Mi impresión es que no se la merece. El nuevo trabajo de Ruben Östlund es más ruido que nueces. Östlund había dirigido Fuerza mayor una cinta inteligente sobre la reacción de un padre de familia que, con ocasión de una avalancha en un centro invernal, arranca y abandona a su familia sin pensarlo dos veces. La conducta le significaba el hundimiento de su autoridad en la familia y era el golpe definitivo a la relación con su esposa. La cinta se tomaba las cosas muy en serio. En The square, en cambio, el realizador se las toma con bastante cinismo y en principio la cinta adscribe al género de la comedia. Su protagonista es el titular de un museo de arte que está a la caza de benefactores. El tipo tiene manejo, es joven, guapo, moderno, culto, sensible -un astro en las verdades políticamente correctas de una sociedad satisfecha-, pero la cinta no es más que una malévola trampa para poner al desnudo sus fragilidades e inconsistencias. No solo las suyas: también las del mundo en que se mueve: museos capturados por el esnobismo, trabajos artísticos que oscilan entre la banalidad y la estupidez, ínfulas que conectan la vanguardia con el beau monde, cenas benéficas empingorotadas y ostentosas… No falta de qué reírse. El combate por cierto que es desigual. El protagonista está sentenciado desde el primer momento y, gústele o no le guste, el fallo se cumplirá.
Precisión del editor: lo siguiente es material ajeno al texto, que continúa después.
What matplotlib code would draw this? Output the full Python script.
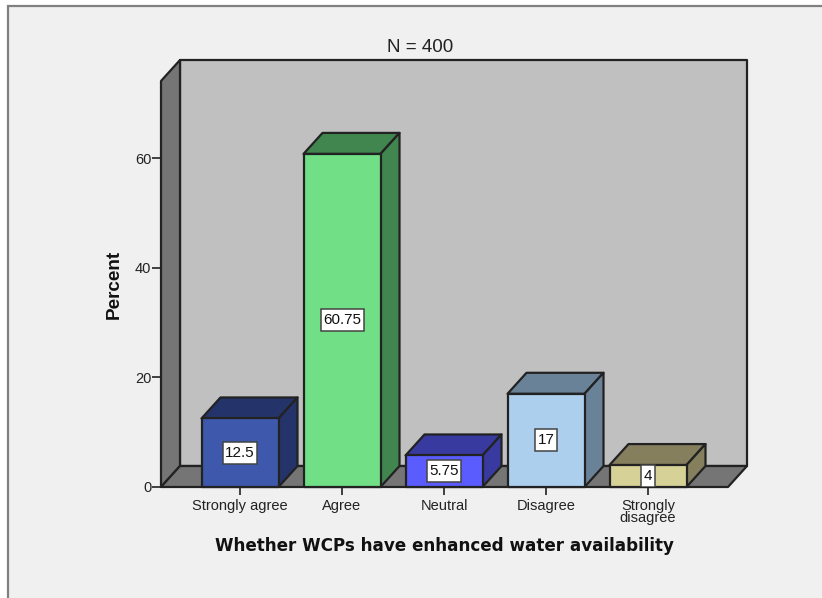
import matplotlib
matplotlib.use('Agg')
import matplotlib.pyplot as plt
from matplotlib.patches import Polygon, Rectangle

categories = ['Strongly agree', 'Agree', 'Neutral', 'Disagree', 'Strongly\ndisagree']
percent = [12.5, 60.75, 5.75, 17, 4]
value_labels = ['12.5', '60.75', '5.75', '17', '4']
front_colors = ['#3E58AC', '#70DF85', '#5A5CFE', '#ADCFEE', '#D6D196']
shade_colors = ['#24346B', '#41854F', '#393A9F', '#6A8298', '#857F5E']
y_ticks = [0, 20, 40, 60]

W, H = 822, 598
PX_PER_CAT = 102.0
PX_PER_PCT = 5.483
DX = 19 / PX_PER_CAT
DY = 21 / PX_PER_PCT
BAR_W = 77 / PX_PER_CAT
EDGE = '#222222'
LW = 1.6

plt.rcParams['font.family'] = ['Liberation Sans', 'DejaVu Sans']

fig = plt.figure(figsize=(W / 100, H / 100), dpi=100, facecolor='white')

# grey panel behind the chart, open at the right and bottom
fig.add_artist(Rectangle((8 / W, -0.02), 1.02, 1 - 6 / H + 0.02, transform=fig.transFigure,
                         facecolor='#F0F0F0', edgecolor='#808080', linewidth=1.6, zorder=-1))

ax = fig.add_axes([161 / W, (H - 487) / H, (728 - 161) / W, (487 - 81) / H])
x0 = -79 / PX_PER_CAT
x1 = x0 + 567 / PX_PER_CAT
y1 = (487 - 81) / PX_PER_PCT
ax.set_xlim(x0, x1)
ax.set_ylim(0, y1)
for s in ax.spines.values():
    s.set_visible(False)
ax.patch.set_visible(False)


def face(points, color, z):
    ax.add_patch(Polygon(points, closed=True, facecolor=color, edgecolor=EDGE,
                         linewidth=LW, joinstyle='round', clip_on=False, zorder=z))


# back wall, left wall and floor
face([(x0 + DX, DY), (x1 + DX, DY), (x1 + DX, y1 + DY), (x0 + DX, y1 + DY)], '#C0C0C0', 1)
face([(x0, 0), (x0 + DX, DY), (x0 + DX, y1 + DY), (x0, y1)], '#757575', 1)
face([(x0, 0), (x1, 0), (x1 + DX, DY), (x0 + DX, DY)], '#757575', 1)

renderer = fig.canvas.get_renderer()
for i, v in enumerate(percent):
    left = i - BAR_W / 2
    right = i + BAR_W / 2
    z = 3 + i
    face([(left, v), (right, v), (right + DX, v + DY), (left + DX, v + DY)], shade_colors[i], z)
    face([(right, 0), (right + DX, DY), (right + DX, v + DY), (right, v)], shade_colors[i], z)
    face([(left, 0), (right, 0), (right, v), (left, v)], front_colors[i], z)
    t = ax.text(i, v / 2, value_labels[i], ha='center', va='center', fontsize=11,
                color='#111111', zorder=21)
    # white label box, fixed height and a little wider than the text
    box_w = (t.get_window_extent(renderer).width + 5) / PX_PER_CAT
    box_h = 22 / PX_PER_PCT
    ax.add_patch(Rectangle((i - box_w / 2, v / 2 - box_h / 2), box_w, box_h, facecolor='white',
                           edgecolor='#444444', linewidth=1.1, zorder=20))

ax.set_xticks(range(len(categories)))
ax.set_xticklabels(categories, fontsize=10.5, color='#222222', linespacing=0.8)
ax.set_yticks(y_ticks)
ax.set_yticklabels([str(t) for t in y_ticks], fontsize=10.5, color='#222222')
ax.tick_params(axis='x', length=6, width=1.2, color=EDGE, pad=2.5)
ax.tick_params(axis='y', length=6.5, width=1.2, color=EDGE, pad=0.5)

ax.set_ylabel('Percent', fontsize=13.6, fontweight='bold', color='#111111', labelpad=0)
ax.yaxis.set_label_coords((122.5 - 161) / 567, (487 - 284) / 406)

fig.text(420.5 / W, 1 - 47 / H, 'N = 400', ha='center', va='center', fontsize=13.6, color='#222222')
fig.text(444.5 / W, 1 - 546 / H, 'Whether WCPs have enhanced water availability', ha='center',
         va='center', fontsize=12.1, fontweight='bold', color='#111111', family='DejaVu Sans')

fig.savefig('out.png', dpi=100, facecolor=fig.get_facecolor())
Claro que habrá que esperar dos horas 20 de proyección para que se ejecute y eso es parte del problema de esta realización brillante y machacona a la vez.
La idea quizás más interesante de esta experiencia tiene que ver con los límites. Con los límites del arte, con los límites del discurso políticamente correcto, con los límites de la modernidad, incluso con los límites de resistencia del espectador a situaciones incómodas e ingratas, plano en el cual estas imágenes llegan hasta el abuso. La vida del protagonista comienza a derrumbarse el día que le roban un celular. Un amigo le da la mala idea de discurrir una operación para recuperarlo en un barrio popular. El asunto del robo se va complicando al mismo tiempo que los preparativos de la exposición que el museo tiene prevista. El encuentro casual con una periodista en una noche de sexo y embriaguez hará el resto para que la laboriosa construcción de imposturas y duplicidades en que se mueve el protagonista se vaya al diablo.
¿Es una película enteramente desechable? Por cierto que no. Varias veces, sobre todo cuando no quiere epatar, la puesta en escena roza momentos espléndidos. Algo -más de algo, en realidad- las sociedades desarrolladas no están haciendo bien para que la pregunta fundamental del género de la comedia -¿no estaremos acaso todos locos?- no se vuelva ineludible. La realización quiere obviamente llevar las cosas hacia allá. El problema es que su realizador se sitúa al formularla en un plano -el de la superioridad moral- que no es muy distinto al de su propio protagonista, que creía sabérselas todas y en el fondo no es más que un renacuajo. Como cualquiera, por lo demás. Si, ya lo sabíamos: eso es lo que somos. Solo que a algunos se nos nota más y a otros menos. Habría sido fantástico que este cineasta talentoso y engreído lo hubiese tenido en cuenta al momento de filmar.